腸腰筋は非常に重要な筋ですが、その機能は低下しやすいという特徴もあります。

活動量が落ちた高齢者、座位姿勢が多いデスクワーカー、運動不足気味の現代人は特に要注意。あまり動かさなければ、腸腰筋が「萎縮」してしまったり、「硬く」なったりしがちです。

本来しっかり動くべき筋が十分に動かさないことで機能低下してしまえば、日常生活に何かしらの支障が出てしまう可能性があります。もちろん運動パフォーマンスも例外ではありません。

(2)深部に位置するため表体表から触れることが難しい

人間の体は筋や脂肪など様々な組織が幾重にも重なる事で、内臓を保護しています。深部に位置する腸腰筋は体の表面から触れることが難しい筋です。もちろん個人差もあるので、体つきによって触りやすかったり触りにくかったりしますが、基本的には表面にある筋ではないので、直接がっつり触って緩めることは難しいです。

表面の筋であればその変化に気付きやすい(細くなった、硬くなったなど)のですが、深部の筋はそうはいきません。様々な動き(トレーニング)を行うことで、しっかり筋を動かすことが重要です。


腸腰筋のトレーニング

腸腰筋だけにとどまらず、筋肉はそれ単体で動くことはほぼありません。必ず、何か別の筋肉と連動するようにして協力しながら動きます。

一般的に筋肉を太くするトレーニングとしては、「ストリクト法(=ターゲット筋にでくるだけ負荷が集まるようなフォーム)」が採用されます。筋肉の肥大という意味では、非常に理にかなった方法ですが、臨床的な現場感覚としては、使えていない筋肉を動かすためのトレーニングとしては不向きだなと感じています。

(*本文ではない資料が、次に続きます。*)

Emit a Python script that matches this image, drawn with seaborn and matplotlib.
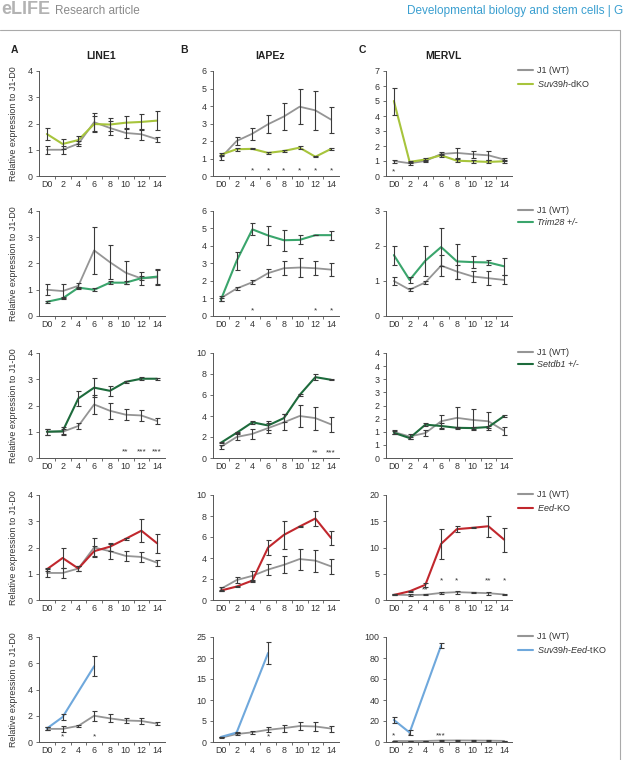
import numpy as np
import pandas as pd
import matplotlib
matplotlib.use("Agg")
import matplotlib.pyplot as plt
import seaborn as sns

sns.set_theme(style="white")
plt.rcParams['font.family'] = ['Liberation Sans', 'DejaVu Sans']
plt.rcParams['mathtext.fontset'] = 'custom'
plt.rcParams['mathtext.it'] = 'Liberation Sans:italic'
plt.rcParams['mathtext.rm'] = 'Liberation Sans'

days = ['D0', '2', '4', '6', '8', '10', '12', '14']
nan = np.nan

# ---------------- Row 1: Suv39h-dKO ----------------
r1_line1_wt = [1.0, 1.0, 1.23, 2.05, 1.83, 1.64, 1.59, 1.40]
r1_line1_wt_err = [0.15, 0.15, 0.10, 0.35, 0.25, 0.20, 0.20, 0.10]
r1_line1_ko = [1.60, 1.22, 1.37, 1.98, 1.96, 2.03, 2.06, 2.11]
r1_line1_ko_err = [0.22, 0.20, 0.15, 0.30, 0.25, 0.25, 0.30, 0.35]
r1_iap_wt = [1.05, 2.0, 2.42, 2.96, 3.40, 3.96, 3.75, 3.22]
r1_iap_wt_err = [0.15, 0.25, 0.35, 0.52, 0.75, 1.00, 1.10, 0.75]
r1_iap_ko = [1.22, 1.53, 1.55, 1.32, 1.43, 1.62, 1.10, 1.55]
r1_iap_ko_err = [0.08, 0.08, 0.03, 0.08, 0.04, 0.08, 0.04, 0.04]
r1_merv_wt = [1.0, 0.85, 1.0, 1.47, 1.54, 1.45, 1.38, 1.10]
r1_merv_wt_err = [0.10, 0.10, 0.08, 0.10, 0.35, 0.25, 0.30, 0.10]
r1_merv_ko = [5.0, 0.94, 1.10, 1.38, 1.02, 0.98, 0.94, 0.98]
r1_merv_ko_err = [0.90, 0.08, 0.08, 0.10, 0.10, 0.10, 0.10, 0.08]

# ---------------- Row 2: Trim28 +/- ----------------
r2_line1_wt = [1.0, 0.95, 1.15, 2.50, 2.05, 1.65, 1.43, 1.47]
r2_line1_wt_err = [0.20, 0.25, 0.10, 0.90, 0.65, 0.45, 0.25, 0.30]
r2_line1_ko = [0.54, 0.67, 1.08, 1.00, 1.27, 1.27, 1.44, 1.50]
r2_line1_ko_err = [0.05, 0.04, 0.04, 0.05, 0.06, 0.06, 0.08, 0.30]
r2_iap_wt = [1.02, 1.57, 1.93, 2.45, 2.73, 2.77, 2.73, 2.65]
r2_iap_wt_err = [0.15, 0.10, 0.12, 0.25, 0.40, 0.55, 0.40, 0.35]
r2_iap_ko = [0.93, 3.15, 4.95, 4.60, 4.33, 4.35, 4.62, 4.62]
r2_iap_ko_err = [0.10, 0.50, 0.35, 0.55, 0.60, 0.25, 0.02, 0.25]
r2_merv_wt = [1.0, 0.75, 0.96, 1.44, 1.27, 1.13, 1.08, 1.03]
r2_merv_wt_err = [0.12, 0.05, 0.05, 0.30, 0.20, 0.15, 0.20, 0.13]
r2_merv_ko = [1.74, 1.03, 1.58, 1.97, 1.56, 1.54, 1.53, 1.42]
r2_merv_ko_err = [0.27, 0.08, 0.43, 0.55, 0.50, 0.17, 0.07, 0.25]

# ---------------- Row 3: Setdb1 +/- ----------------
r3_line1_wt = [1.0, 1.0, 1.22, 2.04, 1.80, 1.65, 1.62, 1.41]
r3_line1_wt_err = [0.12, 0.10, 0.10, 0.35, 0.30, 0.20, 0.20, 0.12]
r3_line1_ko = [1.0, 1.02, 2.27, 2.68, 2.56, 2.90, 3.02, 3.02]
r3_line1_ko_err = [0.12, 0.15, 0.30, 0.35, 0.18, 0.05, 0.05, 0.03]
r3_iap_wt = [1.06, 2.0, 2.3, 2.85, 3.40, 4.00, 3.80, 3.20]
r3_iap_wt_err = [0.20, 0.30, 0.45, 0.45, 0.75, 1.00, 1.10, 0.75]
r3_iap_ko = [1.45, 2.40, 3.40, 3.10, 3.80, 6.00, 7.70, 7.45]
r3_iap_ko_err = [0.05, 0.05, 0.15, 0.40, 0.35, 0.05, 0.30, 0.05]
r3_merv_wt = [0.99, 0.82, 0.95, 1.40, 1.53, 1.45, 1.40, 1.04]
r3_merv_wt_err = [0.08, 0.10, 0.10, 0.25, 0.40, 0.40, 0.35, 0.15]
r3_merv_ko = [0.96, 0.76, 1.27, 1.22, 1.15, 1.14, 1.18, 1.60]
r3_merv_ko_err = [0.05, 0.05, 0.05, 0.10, 0.03, 0.03, 0.05, 0.02]

# ---------------- Row 4: Eed-KO ----------------
r4_line1_wt = [1.03, 1.03, 1.20, 2.00, 1.86, 1.68, 1.64, 1.42]
r4_line1_wt_err = [0.15, 0.18, 0.10, 0.38, 0.28, 0.20, 0.20, 0.12]
r4_line1_ko = [1.17, 1.60, 1.20, 1.86, 2.03, 2.33, 2.64, 2.16]
r4_line1_ko_err = [0.05, 0.38, 0.10, 0.20, 0.15, 0.05, 0.43, 0.37]
r4_iap_wt = [1.06, 1.90, 2.30, 2.90, 3.35, 3.90, 3.75, 3.20]
r4_iap_wt_err = [0.20, 0.30, 0.45, 0.50, 0.80, 1.00, 1.05, 0.75]
r4_iap_ko = [0.90, 1.28, 1.85, 5.00, 6.20, 7.00, 7.76, 5.90]
r4_iap_ko_err = [0.05, 0.05, 0.10, 0.70, 1.30, 0.05, 0.75, 0.70]
r4_merv_wt = [1.0, 0.95, 1.0, 1.35, 1.50, 1.40, 1.30, 1.05]
r4_merv_wt_err = [0.10, 0.10, 0.10, 0.20, 0.30, 0.15, 0.30, 0.10]
r4_merv_ko = [0.96, 1.66, 2.90, 10.70, 13.50, 13.75, 14.05, 11.50]
r4_merv_ko_err = [0.10, 0.10, 0.40, 2.90, 0.60, 0.10, 2.00, 2.30]

# ---------------- Row 5: Suv39h-Eed-tKO ----------------
r5_line1_wt = [1.0, 1.0, 1.23, 2.00, 1.80, 1.64, 1.60, 1.40]
r5_line1_wt_err = [0.12, 0.20, 0.10, 0.40, 0.30, 0.20, 0.20, 0.10]
r5_line1_ko = [1.03, 1.90, nan, 5.77, nan, nan, nan, nan]
r5_line1_ko_err = [0.10, 0.20, nan, 0.75, nan, nan, nan, nan]
r5_iap_wt = [1.0, 1.90, 2.30, 2.90, 3.30, 3.80, 3.70, 3.20]
r5_iap_wt_err = [0.15, 0.20, 0.40, 0.60, 0.80, 1.00, 1.10, 0.70]
r5_iap_ko = [1.20, 2.25, nan, 21.2, nan, nan, nan, nan]
r5_iap_ko_err = [0.10, 0.20, nan, 2.70, nan, nan, nan, nan]
r5_merv_wt = [1.0, 0.9, 1.0, 1.4, 1.5, 1.4, 1.3, 1.05]
r5_merv_wt_err = [0.10, 0.10, 0.10, 0.20, 0.30, 0.15, 0.30, 0.10]
r5_merv_ko = [21.0, 9.0, nan, 92.0, nan, nan, nan, nan]
r5_merv_ko_err = [3.0, 2.5, nan, 2.0, nan, nan, nan, nan]

col_titles = ['LINE1', 'IAPEz', 'MERVL']
panel_letters = ['A', 'B', 'C']
ko_labels = [r'$\it{Suv39h}$-dKO', 'Trim28 +/-', 'Setdb1 +/-',
             r'$\it{Eed}$-KO', r'$\it{Suv39h}$-$\it{Eed}$-tKO']
ko_italic = [False, True, True, False, False]
ko_colors = ['#a7c43c', '#3aa56c', '#1d6b3c', '#c1272d', '#6fa8dc']
wt_color = '#959595'
err_color = '#3a3a3a'

rows = [
    [(r1_line1_wt, r1_line1_wt_err, r1_line1_ko, r1_line1_ko_err),
     (r1_iap_wt, r1_iap_wt_err, r1_iap_ko, r1_iap_ko_err),
     (r1_merv_wt, r1_merv_wt_err, r1_merv_ko, r1_merv_ko_err)],
    [(r2_line1_wt, r2_line1_wt_err, r2_line1_ko, r2_line1_ko_err),
     (r2_iap_wt, r2_iap_wt_err, r2_iap_ko, r2_iap_ko_err),
     (r2_merv_wt, r2_merv_wt_err, r2_merv_ko, r2_merv_ko_err)],
    [(r3_line1_wt, r3_line1_wt_err, r3_line1_ko, r3_line1_ko_err),
     (r3_iap_wt, r3_iap_wt_err, r3_iap_ko, r3_iap_ko_err),
     (r3_merv_wt, r3_merv_wt_err, r3_merv_ko, r3_merv_ko_err)],
    [(r4_line1_wt, r4_line1_wt_err, r4_line1_ko, r4_line1_ko_err),
     (r4_iap_wt, r4_iap_wt_err, r4_iap_ko, r4_iap_ko_err),
     (r4_merv_wt, r4_merv_wt_err, r4_merv_ko, r4_merv_ko_err)],
    [(r5_line1_wt, r5_line1_wt_err, r5_line1_ko, r5_line1_ko_err),
     (r5_iap_wt, r5_iap_wt_err, r5_iap_ko, r5_iap_ko_err),
     (r5_merv_wt, r5_merv_wt_err, r5_merv_ko, r5_merv_ko_err)],
]

# y-axis tick specs (max, step)
yspecs = [
    [(4, 1), (6, 1), (7, 1)],
    [(4, 1), (6, 1), (3, 1)],
    [(4, 1), (10, 2), (4, 0.5)],
    [(4, 1), (10, 2), (20, 5)],
    [(8, 2), (25, 5), (100, 20)],
]

# significance stars: (day index, text, y value)
stars = {
    (0, 1): [(i, '*', 0.3) for i in range(2, 8)],
    (0, 2): [(0, '*', 0.3)],
    (1, 1): [(2, '*', 0.3), (6, '*', 0.3), (7, '*', 0.3)],
    (2, 0): [(5, '**', 0.25), (6, '***', 0.25), (7, '***', 0.25)],
    (2, 1): [(6, '**', 0.5), (7, '***', 0.5)],
    (3, 2): [(2, '**', 2.0), (3, '*', 3.6), (4, '*', 3.6), (6, '**', 3.6), (7, '*', 3.6)],
    (4, 0): [(1, '*', 0.4), (3, '*', 0.4)],
    (4, 1): [(3, '*', 1.3)],
    (4, 2): [(0, '*', 5.5), (1, '*', 5.5), (3, '***', 5.5)],
}

W, H = 624, 760
fig = plt.figure(figsize=(W / 100, H / 100), dpi=100)

col_left = [39, 213, 386]
ax_w = 126
row_top = [71, 211, 353, 495, 637]
ax_h = 105

for r in range(5):
    for c in range(3):
        ax = fig.add_axes([col_left[c] / W, 1 - (row_top[r] + ax_h) / H, ax_w / W, ax_h / H])
        wt, wte, ko, koe = rows[r][c]
        x = np.arange(len(days))
        df_wt = pd.DataFrame({'day': x, 'val': wt, 'err': wte}).dropna()
        df_ko = pd.DataFrame({'day': x, 'val': ko, 'err': koe}).dropna()
        sns.lineplot(data=df_wt, x='day', y='val', ax=ax, color=wt_color, lw=1.3,
                     label='J1 (WT)', zorder=2)
        sns.lineplot(data=df_ko, x='day', y='val', ax=ax, color=ko_colors[r], lw=1.5,
                     label=ko_labels[r], zorder=3)
        ax.errorbar(df_wt['day'], df_wt['val'], yerr=df_wt['err'], fmt='none',
                    ecolor=err_color, elinewidth=0.8, capsize=1.8, capthick=0.8, zorder=4)
        ax.errorbar(df_ko['day'], df_ko['val'], yerr=df_ko['err'], fmt='none',
                    ecolor=err_color, elinewidth=0.8, capsize=1.8, capthick=0.8, zorder=4)
        ymax, step = yspecs[r][c]
        ax.set_xlim(-0.5, 7.5)
        ax.set_ylim(0, ymax)
        yt = np.arange(0, ymax + step / 2, step)
        ax.set_yticks(yt)
        if step < 1:
            ax.set_yticklabels([str(int(np.floor(v + 0.5))) for v in yt])
        else:
            ax.set_yticklabels([str(int(v)) for v in yt])
        ax.set_xticks(x)
        ax.set_xticklabels(days)
        ax.set_xticks(np.arange(0.5, 7.0, 1.0), minor=True)
        ax.tick_params(axis='x', which='major', length=0, labelsize=6.4, pad=3, colors='#333333')
        ax.tick_params(axis='x', which='minor', length=2.5, width=0.6, direction='out',
                       color='#555555', bottom=True)
        ax.tick_params(axis='y', which='major', length=2.5, width=0.6, direction='out',
                       labelsize=6.4, pad=2, colors='#555555', left=True)
        for lab in ax.get_yticklabels():
            lab.set_color('#333333')
        for s in ['top', 'right']:
            ax.spines[s].set_visible(False)
        for s in ['left', 'bottom']:
            ax.spines[s].set_color('#555555')
            ax.spines[s].set_linewidth(0.7)
        ax.set_xlabel('')
        ax.set_ylabel('')
        if c == 0:
            ax.set_ylabel('Relative expression to J1-D0', fontsize=6.4, color='#333333', labelpad=7)
        for (i, t, yv) in stars.get((r, c), []):
            ax.text(i, yv, t, ha='center', va='center', fontsize=6, color='#333333')
        leg = ax.get_legend()
        if c == 2:
            handles, labels = ax.get_legend_handles_labels()
            leg = ax.legend(handles, labels, loc='upper left', bbox_to_anchor=(1.02, 1.08),
                            frameon=False, fontsize=6.5, handlelength=1.6, handletextpad=0.5,
                            labelspacing=0.3, borderaxespad=0)
            for h in leg.get_lines():
                h.set_linewidth(1.5)
            if ko_italic[r]:
                leg.get_texts()[1].set_fontstyle('italic')
            for tx in leg.get_texts():
                tx.set_color('#333333')
        elif leg is not None:
            leg.remove()

# column titles and panel letters
title_x = [101, 270, 443]
letter_x = [14, 184, 362]
for c in range(3):
    fig.text(title_x[c] / W, 1 - 56 / H, col_titles[c], ha='center', va='center',
             fontsize=7.5, fontweight='bold', color='#222222')
    fig.text(letter_x[c] / W, 1 - 50 / H, panel_letters[c], ha='center', va='center',
             fontsize=7.5, fontweight='bold', color='#222222')

# header
fig.text(1 / W, 1 - 10 / H, 'eLIFE', ha='left', va='center', fontsize=13,
         fontweight='bold', color='#b3b3b3')
fig.text(55 / W, 1 - 11 / H, 'Research article', ha='left', va='center',
         fontsize=8.5, color='#8a8a8a')
fig.text(407 / W, 1 - 11 / H, 'Developmental biology and stem cells | G', ha='left',
         va='center', fontsize=8.5, color='#3a9fd0')

# border box
fig.add_artist(plt.Line2D([0, 620 / W], [1 - 30 / H, 1 - 30 / H], transform=fig.transFigure,
                          color='#aaaaaa', lw=0.8))
fig.add_artist(plt.Line2D([620 / W, 620 / W], [0, 1 - 30 / H], transform=fig.transFigure,
                          color='#aaaaaa', lw=0.8))

fig.savefig('out.png', dpi=100)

念のため、補足をしておくと「ストリクト法」を否定しているのではなく、目的が違うということ。今回は腸腰筋を他の筋肉とともに合理的に動かすことが目的なので、肥大させることが目的ではありません。

股関節を動かす際に使われる筋肉の動きを考えながら腸腰筋”周辺”も連動させて上手に動かすことが大切です。


[ 下肢内旋と組み合わせた股関節屈曲のトレーニング① ]
①足を台の上に乗せて太腿を内側にねじる(内旋)
②膝を胸に近づけるように腿を上げる(屈曲)

[ 下肢内旋と組み合わせた股関節屈曲のトレーニング② ]
①実施脚を上にして横向きになり太腿にチューブを挟む
②大腿部を内側にねじる(内旋)
②膝を胸に近づけるように腿を上げる(屈曲)


まとめ

腸腰筋自体は非常に「奥深い筋肉」です。それ単体で注目されることもありますが、人間の活動の中で単体で動くことはないので、どんなふうに連動して使われているかに注目することが重要ですね。

腸腰筋の使い方が変わると、足の捌きも変わってきます。ぜひお試しください!!